• _GIVEN PROBLEM_: Repeat the material verbatim and drop the pictures.

• _DATASET EXTRACT_:

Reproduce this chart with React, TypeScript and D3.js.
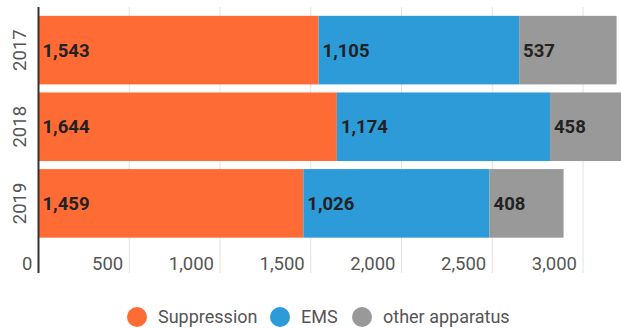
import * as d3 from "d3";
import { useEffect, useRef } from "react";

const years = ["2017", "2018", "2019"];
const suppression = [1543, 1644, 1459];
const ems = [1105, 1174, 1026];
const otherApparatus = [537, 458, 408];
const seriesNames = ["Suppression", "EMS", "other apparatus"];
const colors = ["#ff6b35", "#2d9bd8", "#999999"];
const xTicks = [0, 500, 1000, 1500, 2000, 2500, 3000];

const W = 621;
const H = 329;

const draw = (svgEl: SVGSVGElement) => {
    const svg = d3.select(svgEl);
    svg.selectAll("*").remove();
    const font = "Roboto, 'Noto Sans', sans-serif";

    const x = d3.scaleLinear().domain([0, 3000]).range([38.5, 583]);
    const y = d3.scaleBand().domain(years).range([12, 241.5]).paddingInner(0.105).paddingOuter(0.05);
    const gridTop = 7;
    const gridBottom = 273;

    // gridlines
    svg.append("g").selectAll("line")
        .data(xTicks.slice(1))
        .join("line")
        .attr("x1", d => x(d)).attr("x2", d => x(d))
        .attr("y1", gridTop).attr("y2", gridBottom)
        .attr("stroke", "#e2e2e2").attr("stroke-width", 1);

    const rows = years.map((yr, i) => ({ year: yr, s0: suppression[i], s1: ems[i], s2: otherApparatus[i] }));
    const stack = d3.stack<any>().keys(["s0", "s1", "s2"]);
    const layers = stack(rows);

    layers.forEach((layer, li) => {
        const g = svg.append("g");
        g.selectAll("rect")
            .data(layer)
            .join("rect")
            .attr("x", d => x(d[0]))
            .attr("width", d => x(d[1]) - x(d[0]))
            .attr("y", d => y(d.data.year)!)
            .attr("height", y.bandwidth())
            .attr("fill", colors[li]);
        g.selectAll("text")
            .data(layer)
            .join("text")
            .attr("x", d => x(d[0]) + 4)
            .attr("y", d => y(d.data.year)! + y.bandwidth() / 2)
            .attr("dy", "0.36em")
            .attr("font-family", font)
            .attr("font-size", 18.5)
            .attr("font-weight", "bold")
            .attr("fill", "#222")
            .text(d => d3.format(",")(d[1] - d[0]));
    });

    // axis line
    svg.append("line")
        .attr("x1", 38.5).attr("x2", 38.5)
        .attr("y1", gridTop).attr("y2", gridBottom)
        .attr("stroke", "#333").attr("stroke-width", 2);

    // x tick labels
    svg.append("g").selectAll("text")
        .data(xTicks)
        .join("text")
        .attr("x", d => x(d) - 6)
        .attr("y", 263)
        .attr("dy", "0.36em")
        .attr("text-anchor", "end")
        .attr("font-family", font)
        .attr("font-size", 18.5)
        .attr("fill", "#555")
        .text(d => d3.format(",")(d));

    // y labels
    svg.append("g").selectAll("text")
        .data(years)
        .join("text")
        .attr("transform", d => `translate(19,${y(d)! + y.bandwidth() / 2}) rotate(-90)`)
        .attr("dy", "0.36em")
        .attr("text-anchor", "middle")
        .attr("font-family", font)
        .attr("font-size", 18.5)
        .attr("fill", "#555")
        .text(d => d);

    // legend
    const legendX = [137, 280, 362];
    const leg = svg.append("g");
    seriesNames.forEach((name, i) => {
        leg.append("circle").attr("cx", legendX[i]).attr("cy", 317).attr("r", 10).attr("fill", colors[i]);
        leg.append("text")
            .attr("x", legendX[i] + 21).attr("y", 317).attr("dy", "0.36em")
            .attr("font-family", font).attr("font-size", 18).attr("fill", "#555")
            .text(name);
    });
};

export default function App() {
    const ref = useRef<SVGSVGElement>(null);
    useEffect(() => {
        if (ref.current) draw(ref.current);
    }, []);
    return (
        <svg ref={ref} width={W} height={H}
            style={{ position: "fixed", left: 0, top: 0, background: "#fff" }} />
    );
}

• _THE COMPLETED TASK_:
Reproduce this chart with React, TypeScript and D3.js.
import * as d3 from "d3";
import { useEffect, useRef } from "react";

const years = ["2017", "2018", "2019"];
const suppression = [1543, 1644, 1459];
const ems = [1105, 1174, 1026];
const otherApparatus = [537, 458, 408];
const seriesNames = ["Suppression", "EMS", "other apparatus"];
const colors = ["#ff6b35", "#2d9bd8", "#999999"];
const xTicks = [0, 500, 1000, 1500, 2000, 2500, 3000];

const W = 621;
const H = 329;

const draw = (svgEl: SVGSVGElement) => {
    const svg = d3.select(svgEl);
    svg.selectAll("*").remove();
    const font = "Roboto, 'Noto Sans', sans-serif";

    const x = d3.scaleLinear().domain([0, 3000]).range([38.5, 583]);
    const y = d3.scaleBand().domain(years).range([12, 241.5]).paddingInner(0.105).paddingOuter(0.05);
    const gridTop = 7;
    const gridBottom = 273;

    // gridlines
    svg.append("g").selectAll("line")
        .data(xTicks.slice(1))
        .join("line")
        .attr("x1", d => x(d)).attr("x2", d => x(d))
        .attr("y1", gridTop).attr("y2", gridBottom)
        .attr("stroke", "#e2e2e2").attr("stroke-width", 1);

    const rows = years.map((yr, i) => ({ year: yr, s0: suppression[i], s1: ems[i], s2: otherApparatus[i] }));
    const stack = d3.stack<any>().keys(["s0", "s1", "s2"]);
    const layers = stack(rows);

    layers.forEach((layer, li) => {
        const g = svg.append("g");
        g.selectAll("rect")
            .data(layer)
            .join("rect")
            .attr("x", d => x(d[0]))
            .attr("width", d => x(d[1]) - x(d[0]))
            .attr("y", d => y(d.data.year)!)
            .attr("height", y.bandwidth())
            .attr("fill", colors[li]);
        g.selectAll("text")
            .data(layer)
            .join("text")
            .attr("x", d => x(d[0]) + 4)
            .attr("y", d => y(d.data.year)! + y.bandwidth() / 2)
            .attr("dy", "0.36em")
            .attr("font-family", font)
            .attr("font-size", 18.5)
            .attr("font-weight", "bold")
            .attr("fill", "#222")
            .text(d => d3.format(",")(d[1] - d[0]));
    });

    // axis line
    svg.append("line")
        .attr("x1", 38.5).attr("x2", 38.5)
        .attr("y1", gridTop).attr("y2", gridBottom)
        .attr("stroke", "#333").attr("stroke-width", 2);

    // x tick labels
    svg.append("g").selectAll("text")
        .data(xTicks)
        .join("text")
        .attr("x", d => x(d) - 6)
        .attr("y", 263)
        .attr("dy", "0.36em")
        .attr("text-anchor", "end")
        .attr("font-family", font)
        .attr("font-size", 18.5)
        .attr("fill", "#555")
        .text(d => d3.format(",")(d));

    // y labels
    svg.append("g").selectAll("text")
        .data(years)
        .join("text")
        .attr("transform", d => `translate(19,${y(d)! + y.bandwidth() / 2}) rotate(-90)`)
        .attr("dy", "0.36em")
        .attr("text-anchor", "middle")
        .attr("font-family", font)
        .attr("font-size", 18.5)
        .attr("fill", "#555")
        .text(d => d);

    // legend
    const legendX = [137, 280, 362];
    const leg = svg.append("g");
    seriesNames.forEach((name, i) => {
        leg.append("circle").attr("cx", legendX[i]).attr("cy", 317).attr("r", 10).attr("fill", colors[i]);
        leg.append("text")
            .attr("x", legendX[i] + 21).attr("y", 317).attr("dy", "0.36em")
            .attr("font-family", font).attr("font-size", 18).attr("fill", "#555")
            .text(name);
    });
};

export default function App() {
    const ref = useRef<SVGSVGElement>(null);
    useEffect(() => {
        if (ref.current) draw(ref.current);
    }, []);
    return (
        <svg ref={ref} width={W} height={H}
            style={{ position: "fixed", left: 0, top: 0, background: "#fff" }} />
    );
}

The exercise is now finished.